My PC Business, established with a privately registered domain on June 20, 2012, operates a multi-level marketing scheme for cloud backup services while obscuring its ownership and leadership. The company provides no public information about who runs it.

Its website offers little beyond a signup page and legal disclaimers. Domain registration data remains private. A person named Holly Bowen published content in the company's knowledge base. No public record exists detailing her identity or role within the organization. This lack of transparency is a common warning sign in MLM operations.

The company sells only one product: access to My PC Backup, a cloud-based subscription service. My PC Business acts solely as a reseller. It neither makes nor owns the backup technology itself. Customers pay between $8.95 and $12.95 monthly for the service. Existing My PC Backup users can avoid paying twice, but they must still join My PC Business first.
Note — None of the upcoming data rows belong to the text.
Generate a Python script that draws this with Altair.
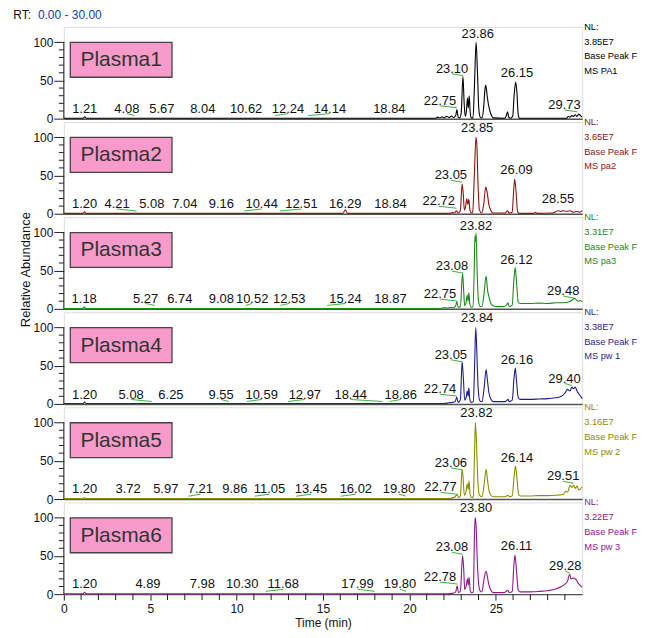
import altair as alt
import pandas as pd

FONT = "Liberation Sans"

names = ["Plasma1", "Plasma2", "Plasma3", "Plasma4", "Plasma5", "Plasma6"]
colors = ["#000000", "#8e1212", "#1b8a1b", "#1e1e90", "#8c8c00", "#8e168e"]
nl_values = ["3.85E7", "3.65E7", "3.31E7", "3.38E7", "3.16E7", "3.22E7"]
ms_names = ["MS PA1", "MS pa2", "MS pa3", "MS pw 1", "MS pw 2", "MS pw 3"]
y_major = [0, 50, 100]
y_minor = [10, 20, 30, 40, 60, 70, 80, 90]
x_major = [0, 5, 10, 15, 20, 25]
x_minor = [1, 2, 3, 4, 6, 7, 8, 9, 11, 12, 13, 14, 16, 17, 18, 19, 21, 22, 23, 24, 26, 27, 28, 29]

# chromatogram traces (time, relative abundance)
trace1 = [(0, 0.5), (1.12, 0.5), (1.21, 2.5), (1.3, 0.5), (21.5, 0.5), (21.65, 2), (21.75, 0.8), (21.9, 2.5),
          (22.0, 1), (22.15, 3), (22.3, 1.5), (22.45, 3.5), (22.55, 1.5), (22.68, 4), (22.75, 12), (22.82, 2),
          (22.92, 1), (23.0, 8), (23.10, 55), (23.17, 20), (23.23, 3), (23.30, 10), (23.36, 27), (23.41, 14),
          (23.46, 30), (23.52, 8), (23.58, 1), (23.68, 1), (23.76, 40), (23.86, 100), (23.94, 60), (24.02, 12),
          (24.1, 2), (24.2, 1), (24.3, 15), (24.38, 40), (24.42, 44), (24.5, 30), (24.58, 18), (24.66, 10),
          (24.75, 4), (24.85, 1), (25.5, 0.5), (25.6, 3), (25.68, 9), (25.75, 2), (25.85, 0.5), (25.98, 3),
          (26.06, 30), (26.15, 48), (26.22, 35), (26.3, 5), (26.38, 0.5), (29.1, 0.5), (29.2, 3), (29.3, 2),
          (29.4, 4), (29.5, 3), (29.6, 5), (29.7, 3), (29.8, 6), (29.9, 4), (30.0, 2)]
trace2 = [(0, 0.5), (1.12, 0.5), (1.20, 2.5), (1.28, 0.5), (16.15, 0.5), (16.29, 5), (16.42, 0.5), (22.3, 0.5),
          (22.5, 1.5), (22.62, 1), (22.72, 4), (22.8, 1), (22.95, 4), (23.05, 39), (23.12, 25), (23.18, 5),
          (23.26, 10), (23.32, 20), (23.38, 12), (23.44, 19), (23.5, 5), (23.58, 1), (23.66, 2), (23.76, 50),
          (23.85, 100), (23.9, 92), (23.97, 40), (24.05, 5), (24.18, 1), (24.3, 12), (24.42, 35), (24.5, 28),
          (24.6, 12), (24.72, 4), (24.85, 1), (25.55, 1), (25.68, 4), (25.76, 1), (25.95, 2), (26.02, 25),
          (26.09, 45), (26.17, 30), (26.26, 3), (26.35, 0.5), (27.2, 0.5), (27.3, 2), (27.4, 0.5), (28.3, 1),
          (28.5, 3), (28.6, 4), (28.75, 3), (28.9, 4), (29.1, 3), (29.3, 4), (29.5, 2), (29.7, 3), (29.85, 2),
          (30.0, 4)]
trace3 = [(0, 0.5), (1.10, 0.5), (1.18, 2.5), (1.26, 0.5), (21.8, 0.5), (22.0, 1.5), (22.2, 1), (22.4, 2),
          (22.55, 1.5), (22.68, 4), (22.75, 10), (22.82, 2), (22.95, 3), (23.08, 47), (23.15, 20), (23.2, 4),
          (23.28, 8), (23.35, 18), (23.4, 10), (23.44, 21), (23.5, 6), (23.58, 2), (23.68, 3), (23.76, 60),
          (23.79, 95), (23.82, 88), (23.86, 99), (23.92, 50), (24.0, 10), (24.1, 3), (24.2, 3), (24.32, 20),
          (24.44, 43), (24.52, 25), (24.6, 16), (24.7, 8), (24.82, 4), (25.0, 3), (25.5, 3), (25.62, 5),
          (25.70, 8), (25.78, 3), (25.95, 5), (26.04, 35), (26.12, 54), (26.2, 35), (26.3, 9), (26.4, 7),
          (27.0, 7), (27.5, 7.5), (28.0, 7), (28.5, 8), (28.9, 8), (29.2, 9), (29.4, 11), (29.55, 14),
          (29.65, 12), (29.8, 10), (29.9, 11), (30.0, 9)]
trace4 = [(0, 0.5), (1.12, 0.5), (1.20, 2.5), (1.28, 0.5), (22.0, 0.5), (22.3, 1.5), (22.5, 2), (22.65, 3),
          (22.74, 9), (22.82, 2), (22.95, 5), (23.05, 55), (23.12, 35), (23.2, 5), (23.28, 8), (23.35, 17),
          (23.4, 10), (23.44, 21), (23.5, 5), (23.58, 2), (23.7, 3), (23.78, 55), (23.84, 100), (23.9, 70),
          (23.98, 20), (24.08, 4), (24.2, 3), (24.32, 20), (24.44, 45), (24.52, 30), (24.6, 15), (24.72, 6),
          (24.85, 3), (25.5, 3), (25.62, 4), (25.70, 6), (25.78, 3), (25.95, 5), (26.06, 35), (26.13, 47),
          (26.2, 30), (26.3, 8), (26.4, 6), (27.0, 6), (27.5, 6.5), (28.0, 7), (28.5, 8), (28.8, 10),
          (29.0, 14), (29.15, 19), (29.3, 17), (29.4, 22), (29.5, 20), (29.6, 22), (29.7, 17), (29.85, 12),
          (30.0, 7)]
trace5 = [(0, 0.5), (1.12, 0.5), (1.20, 2), (1.28, 0.5), (22.2, 0.5), (22.5, 1.5), (22.65, 3), (22.77, 6),
          (22.85, 2), (22.95, 4), (23.05, 39), (23.1, 30), (23.18, 5), (23.28, 10), (23.35, 20), (23.4, 12),
          (23.45, 24), (23.52, 5), (23.6, 2), (23.7, 3), (23.77, 60), (23.82, 100), (23.88, 75), (23.95, 30),
          (24.05, 5), (24.2, 3), (24.32, 18), (24.44, 39), (24.52, 25), (24.6, 12), (24.72, 5), (24.85, 3),
          (25.5, 3), (25.62, 4), (25.70, 5), (25.78, 3), (25.95, 4), (26.06, 30), (26.14, 43), (26.22, 28),
          (26.32, 6), (26.42, 4), (27.0, 4), (27.5, 4.5), (28.0, 4.5), (28.5, 5), (28.9, 6), (29.05, 10),
          (29.15, 9), (29.3, 18), (29.4, 15), (29.5, 18), (29.6, 14), (29.7, 17), (29.8, 12), (29.9, 13),
          (30.0, 16)]
trace6 = [(0, 0.5), (1.12, 0.5), (1.20, 2.5), (1.28, 0.5), (22.2, 0.5), (22.5, 1), (22.68, 3), (22.76, 11),
          (22.84, 2), (22.95, 4), (23.08, 50), (23.15, 30), (23.2, 6), (23.28, 10), (23.36, 20), (23.41, 12),
          (23.45, 22), (23.52, 5), (23.6, 2), (23.7, 3), (23.76, 70), (23.80, 100), (23.86, 90), (23.92, 50),
          (24.0, 15), (24.1, 4), (24.2, 3), (24.32, 20), (24.44, 30), (24.52, 22), (24.6, 12), (24.72, 5),
          (24.85, 2), (25.5, 2), (25.62, 4), (25.69, 5), (25.78, 2), (25.95, 3), (26.04, 35), (26.11, 51),
          (26.2, 30), (26.3, 5), (26.4, 3), (27.0, 3), (27.5, 3.5), (28.0, 4.5), (28.5, 7), (28.8, 10),
          (29.0, 13), (29.15, 17), (29.28, 26), (29.35, 20), (29.5, 21), (29.65, 19), (29.75, 15), (29.9, 11),
          (30.0, 9)]
traces = [trace1, trace2, trace3, trace4, trace5, trace6]

# peak labels: retention time, label anchor time, label height (relative abundance)
pk1 = [1.21, 4.08, 5.67, 8.04, 10.62, 12.24, 14.14, 18.84, 22.75, 23.10, 23.86, 26.15, 29.73]
lx1 = [1.21, 3.65, 5.67, 8.04, 10.55, 12.97, 15.4, 18.84, 21.77, 22.47, 23.95, 26.23, 28.98]
ly1 = [7.8, 7.8, 7.8, 7.8, 7.8, 7.8, 7.8, 7.8, 18, 60, 105.5, 54.5, 12.6]
pk2 = [1.20, 4.21, 5.08, 7.04, 9.16, 10.44, 12.51, 16.29, 18.84, 22.72, 23.05, 23.85, 26.09, 28.55]
lx2 = [1.20, 3.08, 5.09, 7.0, 9.12, 11.45, 13.75, 16.29, 18.9, 21.70, 22.40, 23.92, 26.2, 28.6]
ly2 = [7.4, 7.4, 7.4, 7.4, 7.4, 7.4, 7.4, 7.4, 7.4, 11, 45, 107.4, 51.8, 14]
pk3 = [1.18, 5.27, 6.74, 9.08, 10.52, 12.53, 15.24, 18.87, 22.75, 23.08, 23.82, 26.12, 29.48]
lx3 = [1.18, 4.73, 6.71, 9.12, 10.9, 13.05, 16.3, 18.9, 21.77, 22.46, 23.85, 26.2, 28.9]
ly3 = [8.2, 8.2, 8.2, 8.2, 8.2, 8.2, 8.2, 8.2, 14, 50.6, 103, 59, 18]
pk4 = [1.20, 5.08, 6.25, 9.55, 10.59, 12.97, 18.44, 18.86, 22.74, 23.05, 23.84, 26.16, 29.40]
lx4 = [1.20, 3.9, 6.2, 9.1, 11.45, 13.95, 16.6, 19.5, 21.77, 22.4, 23.92, 26.23, 28.98]
ly4 = [7, 7, 7, 7, 7, 7, 7, 7, 14, 59, 106.8, 51.8, 28]
pk5 = [1.20, 3.72, 5.97, 7.21, 9.86, 11.05, 13.45, 16.02, 19.80, 22.77, 23.06, 23.82, 26.14, 29.51]
lx5 = [1.20, 3.72, 5.9, 7.9, 9.9, 11.9, 14.3, 16.9, 19.4, 21.8, 22.4, 23.88, 26.23, 28.9]
ly5 = [7.5, 7.5, 7.5, 7.5, 7.5, 7.5, 7.5, 7.5, 7.5, 10, 42, 107, 48, 24.4]
pk6 = [1.20, 4.89, 7.98, 10.30, 11.68, 17.99, 19.80, 22.78, 23.08, 23.80, 26.11, 29.28]
lx6 = [1.20, 4.87, 8.02, 10.33, 12.7, 17.0, 19.46, 21.77, 22.46, 23.85, 26.2, 29.02]
ly6 = [7.5, 7.5, 7.5, 7.5, 7.5, 7.5, 7.5, 17, 56, 107, 57.5, 31.5]
peaks = [(pk1, lx1, ly1), (pk2, lx2, ly2), (pk3, lx3, ly3), (pk4, lx4, ly4), (pk5, lx5, ly5), (pk6, lx6, ly6)]

W, H = 520, 92
xs = alt.Scale(domain=[0, 30], nice=False, zero=False)
ys = alt.Scale(domain=[0, 120], nice=False, zero=True)


def make_panel(i):
    tr = pd.DataFrame(traces[i], columns=["t", "v"])
    pk, lx, ly = peaks[i]
    lab = pd.DataFrame({"t": lx, "v": ly, "label": [f"{p:.2f}" for p in pk]})
    lead_rows = [dict(t=a, t2=p, v=b - 1.2, v2=b - 3.8) for p, a, b in zip(pk, lx, ly) if abs(a - p) > 0.2]
    lead = pd.DataFrame(lead_rows, columns=["t", "t2", "v", "v2"])

    if i == 5:
        xaxis = alt.Axis(values=x_major, tickSize=6, tickColor="#222", labelFontSize=12, labelPadding=3,
                         labelFlush=False, labelOverlap=False, domainColor="#555", domainWidth=1.5,
                         title="Time (min)", titleFontSize=12, titleFontWeight="normal", titlePadding=3,
                         grid=False, labelColor="#111", titleColor="#111", format="d",
                         labelFont=FONT, titleFont=FONT)
    else:
        xaxis = alt.Axis(labels=False, ticks=False, title=None, domainColor="#555", domainWidth=1.5, grid=False)
    yaxis = alt.Axis(values=y_major, tickSize=10, domain=False, grid=False, title=None, labelFontSize=12,
                     labelPadding=1, labelFlush=False, tickColor="#222", labelColor="#111", labelFont=FONT)

    line = alt.Chart(tr).mark_line(color=colors[i], strokeWidth=1.1, interpolate="monotone").encode(
        x=alt.X("t:Q", scale=xs, axis=xaxis), y=alt.Y("v:Q", scale=ys, axis=yaxis))
    minor = alt.Chart(pd.DataFrame({"v": y_minor})).mark_rule(color="#222", strokeWidth=1).encode(
        x=alt.value(-5), x2=alt.value(0), y="v:Q")
    yline = alt.Chart(pd.DataFrame({"v": [0], "v2": [100]})).mark_rule(color="#222", strokeWidth=1).encode(
        x=alt.value(0), y="v:Q", y2="v2:Q")
    leaders = alt.Chart(lead).mark_rule(color="#3cb43c", strokeWidth=1).encode(
        x="t:Q", x2="t2:Q", y="v:Q", y2="v2:Q")
    labels = alt.Chart(lab).mark_text(font=FONT, fontSize=13, color="#111", align="center",
                                      baseline="alphabetic").encode(x="t:Q", y="v:Q", text="label:N")
    nm = pd.DataFrame({"name": [names[i]],
                       "nl": [f"NL:\n{nl_values[i]}\nBase Peak F\n\u00a0{ms_names[i]}"]})
    box = alt.Chart(nm).mark_rect(fill="#f99bca", stroke="#444", strokeWidth=1.3).encode(
        x=alt.value(6.5), x2=alt.value(108.5), y=alt.value(15.5), y2=alt.value(50.5))
    boxtext = alt.Chart(nm).mark_text(font=FONT, fontSize=21, color="#333", align="center",
                                      baseline="middle").encode(x=alt.value(57.5), y=alt.value(33.5), text="name:N")
    nltext = alt.Chart(nm).mark_text(font=FONT, fontSize=9.3, color=colors[i], align="left", baseline="top",
                                     lineBreak="\n", lineHeight=14.8).encode(
        x=alt.value(522), y=alt.value(-4), text="nl:N")
    layers = [line, minor, yline, leaders, labels, box, boxtext, nltext]
    if i == 5:
        xmin = alt.Chart(pd.DataFrame({"t": x_minor})).mark_rule(color="#222", strokeWidth=1).encode(
            x="t:Q", y=alt.value(H), y2=alt.value(H + 6))
        layers.append(xmin)
    if i == 0:
        rt = pd.DataFrame({"a": ["RT:"], "b": ["0.00 - 30.00"]})
        layers.append(alt.Chart(rt).mark_text(font=FONT, fontSize=12, color="#111", align="left",
                                              baseline="top").encode(x=alt.value(-50.7), y=alt.value(-17.3), text="a:N"))
        layers.append(alt.Chart(rt).mark_text(font=FONT, fontSize=12, color="#1a3caa", align="left",
                                              baseline="top").encode(x=alt.value(-26), y=alt.value(-17.3), text="b:N"))
    if i == 2:
        tt = pd.DataFrame({"a": ["Relative Abundance"]})
        layers.append(alt.Chart(tt).mark_text(font=FONT, fontSize=13, color="#111", align="center",
                                              baseline="middle", angle=270).encode(
            x=alt.value(-37.7), y=alt.value(52.7), text="a:N"))
    return alt.layer(*layers).properties(width=W, height=H)


panels = [make_panel(i) for i in range(6)]
chart = alt.vconcat(*panels, spacing=3.4, bounds="flush").properties(
    padding={"left": 4, "top": -1, "right": 0, "bottom": 0}
).configure_view(stroke=None).configure(font=FONT)

chart.save("out.html", embed_options={"renderer": "svg", "actions": False})
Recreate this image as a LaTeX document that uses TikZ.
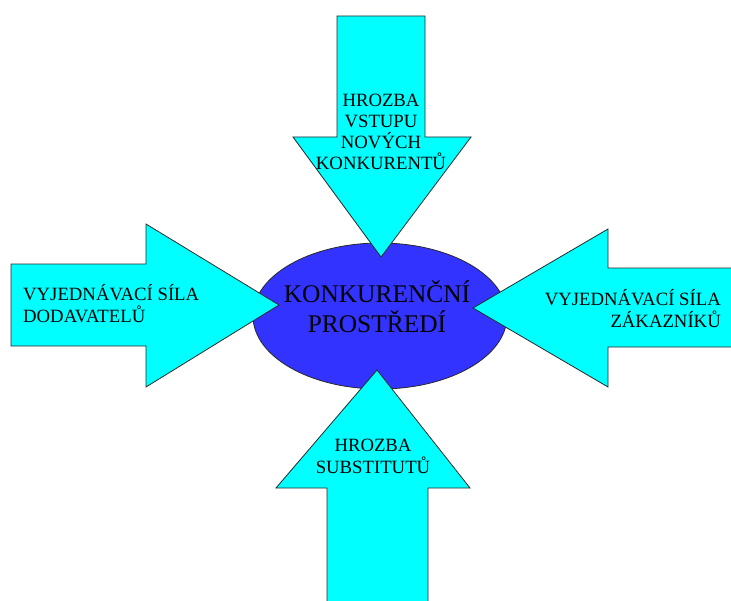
\documentclass[tikz,border=0pt]{standalone}
\usepackage{fontspec}
\setmainfont{Liberation Serif}
\usetikzlibrary{shapes.geometric}
\definecolor{arrowcyan}{RGB}{0,255,255}
\definecolor{ellblue}{RGB}{51,51,255}
\definecolor{edgegray}{RGB}{40,40,40}
\tikzset{
  arrowshape/.style={fill=arrowcyan, draw=edgegray, line width=0.8bp, line join=miter},
  smalllabel/.style={inner sep=0pt, font=\fontsize{18.8}{21.3}\selectfont, text=black},
  biglabel/.style={inner sep=0pt, font=\fontsize{25.5}{30}\selectfont, text=black},
}
\begin{document}
\begin{tikzpicture}[x=1bp,y=-1bp]
\useasboundingbox (0,0) rectangle (731,601);
\begin{scope}
\clip (0,0) rectangle (731,601);
% central ellipse
\node[ellipse, draw=edgegray, fill=ellblue, line width=0.8bp, minimum width=254bp, minimum height=146bp, inner sep=0pt] (env) at (380,316) {};
% top arrow
\draw[arrowshape] (337,16) -- (425,16) -- (425,137) -- (471,137) -- (381,257) -- (293,137) -- (337,137) -- cycle;
% left arrow
\draw[arrowshape] (11,264) -- (146,264) -- (146,224) -- (279,305) -- (146,387) -- (146,346) -- (11,346) -- cycle;
% right arrow
\draw[arrowshape] (740,268) -- (608,268) -- (608,229) -- (473,308) -- (608,387) -- (608,347) -- (740,347) -- cycle;
% bottom arrow
\draw[arrowshape] (377,370) -- (470,488) -- (428,488) -- (428,612) -- (327,612) -- (327,488) -- (276,488) -- cycle;
\end{scope}
% labels (base anchor = baseline of last line)
\node[biglabel, align=center, anchor=base] (envtext) at (377,332) {KONKURENČNÍ\\PROSTŘEDÍ};
\node[smalllabel, align=center, anchor=base] (toptext) at (381,170) {HROZBA\\VSTUPU\\NOVÝCH\\KONKURENTŮ};
\node[smalllabel, align=left, anchor=base west] (lefttext) at (23,322) {VYJEDNÁVACÍ SÍLA\\DODAVATELŮ};
\node[smalllabel, align=right, anchor=base east] (righttext) at (721,327) {VYJEDNÁVACÍ SÍLA\\ZÁKAZNÍKŮ};
\node[smalllabel, align=center, anchor=base] (bottomtext) at (373,473) {HROZBA\\SUBSTITUTŮ};
\end{tikzpicture}
\end{document}
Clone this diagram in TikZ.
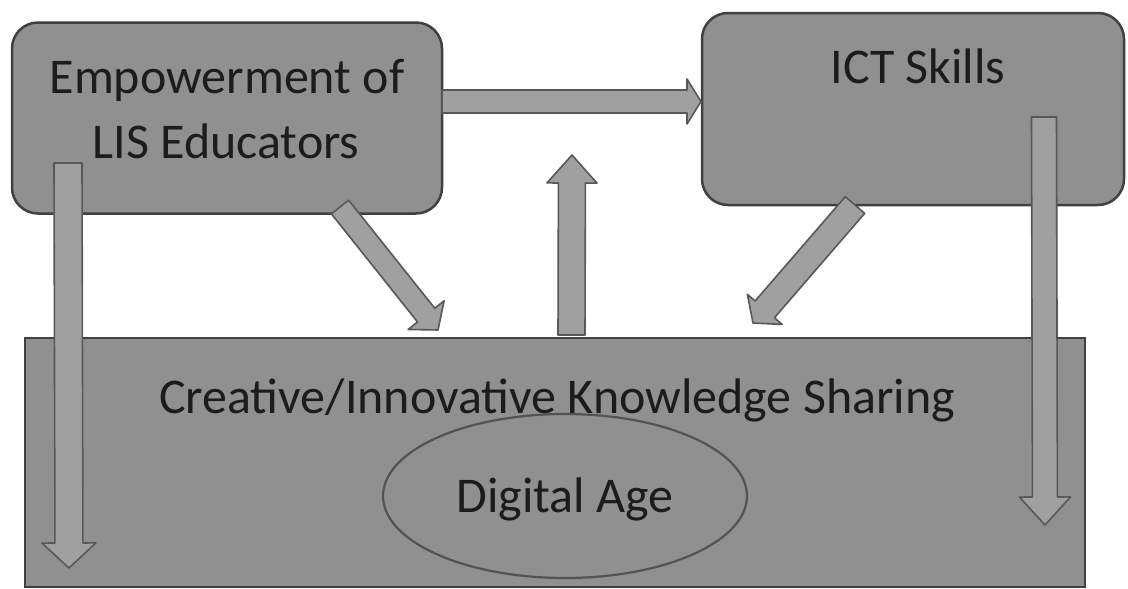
\documentclass[tikz,border=0pt]{standalone}
\usepackage{fontspec}
\setmainfont{Carlito}
\usetikzlibrary{calc,shapes.geometric}
\definecolor{boxfill}{HTML}{909090}
\definecolor{boxline}{HTML}{404040}
\definecolor{arrfill}{HTML}{A0A0A0}
\definecolor{arrline}{HTML}{585858}
\definecolor{txt}{HTML}{1C1C1C}
\newcommand\blkarrow[5]{%
  \path let \p1=(#1), \p2=(#2), \n1={atan2(\y2-\y1,\x2-\x1)}, \n2={veclen(\x2-\x1,\y2-\y1)} in
    \pgfextra{\xdef\bAang{\n1}\xdef\bAlen{\n2}\xdef\bAx{\x1}\xdef\bAy{\y1}};
  \begin{scope}[shift={(\bAx,\bAy)}, rotate=\bAang]
    \draw[blk] (0pt,-#3) -- ({\bAlen-#5},-#3) -- ({\bAlen-#5},-#4) -- (\bAlen,0pt)
      -- ({\bAlen-#5},#4) -- ({\bAlen-#5},#3) -- (0pt,#3) -- cycle;
  \end{scope}}
\begin{document}
\begin{tikzpicture}[x=1pt,y=-1pt,
  box/.style={draw=boxline, fill=boxfill, line width=2.5pt},
  blk/.style={draw=arrline, fill=arrfill, line width=1.6pt, line join=round},
  lbl/.style={text=txt, font=\fontsize{50}{60}\selectfont, inner sep=0pt, anchor=base}]
\useasboundingbox (0,0) rectangle (1128,589);
\fill[white] (0,0) rectangle (1128,589);
% boxes
\node[box, rounded corners=26pt, minimum width=430pt, minimum height=191pt, inner sep=0pt] (emp) at (227,118) {};
\node[box, rounded corners=26pt, minimum width=422pt, minimum height=192pt, inner sep=0pt] (ict) at (913,109) {};
\node[box, minimum width=1060pt, minimum height=249pt, inner sep=0pt] (cks) at (555,462.5) {};
\node[draw=boxline!90, line width=2.2pt, ellipse, minimum width=364pt, minimum height=164pt, inner sep=0pt] (dig) at (565,496) {};
% labels
\node[lbl] (empA) at (227,93) {Empowerment of};
\node[lbl] (empB) at (226,158) {LIS Educators};
\node[lbl] (ictT) at (918,83) {ICT Skills};
\node[lbl] (cksT) at (557,413) {Creative/Innovative Knowledge Sharing};
\node[lbl] (digT) at (565,512) {Digital Age};
% arrow end points
\coordinate (h1) at (442,101.5);
\coordinate (h2) at (701,101.5);
\coordinate (l1) at (68,163);
\coordinate (l2) at (69,568);
\coordinate (r1) at (1044,117);
\coordinate (r2) at (1045,525);
\coordinate (d1) at (340,207);
\coordinate (d2) at (438,330);
\coordinate (u1) at (571.5,335);
\coordinate (u2) at (572,155);
\coordinate (e1) at (855,205);
\coordinate (e2) at (753,323);
% block arrows
\blkarrow{h1}{h2}{11.5pt}{22.5pt}{14pt}
\blkarrow{l1}{l2}{14pt}{27pt}{25pt}
\blkarrow{r1}{r2}{12.5pt}{25.5pt}{28pt}
\blkarrow{d1}{d2}{11pt}{23pt}{19pt}
\blkarrow{u1}{u2}{13.5pt}{25pt}{28pt}
\blkarrow{e1}{e2}{12.8pt}{23pt}{18pt}
\end{tikzpicture}
\end{document}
Commissions drive the money flow. Members recruit others to buy My PC Backup subscriptions. The first two sales earn $20 each. Sales three and four pay $30 apiece. Sales five and six jump to $40. Every sale from seven onward pays $50. The company also offers referral commissions two levels deep: $10 when a recruit makes their first sale, and another $10 when that recruit's recruit makes their first sale.

Signing up for My PC Business requires no membership fee or startup inventory.

But the compensation structure raises questions about the existence of genuine retail customers outside the MLM network. Everyone joining My PC Business needs an account before they can purchase anything. This arrangement suggests most revenue comes from distributors buying the service for themselves, not from independent retail customers. An MLM structure depending on internal consumption over external retail sales often points to a recruitment scheme.

My PC Backup itself has legitimate retail customers who buy the service directly. Within the My PC Business framework, however, the requirement for members to sign up before any purchase implies the company generates most income by recruiting people into its system, rather than selling a product consumers seek out on their own.

The combined absence of ownership details and a compensation plan focused on enrolling new members to buy a service they might not otherwise purchase paints a clear picture. Consumers should approach My PC Business with extreme caution.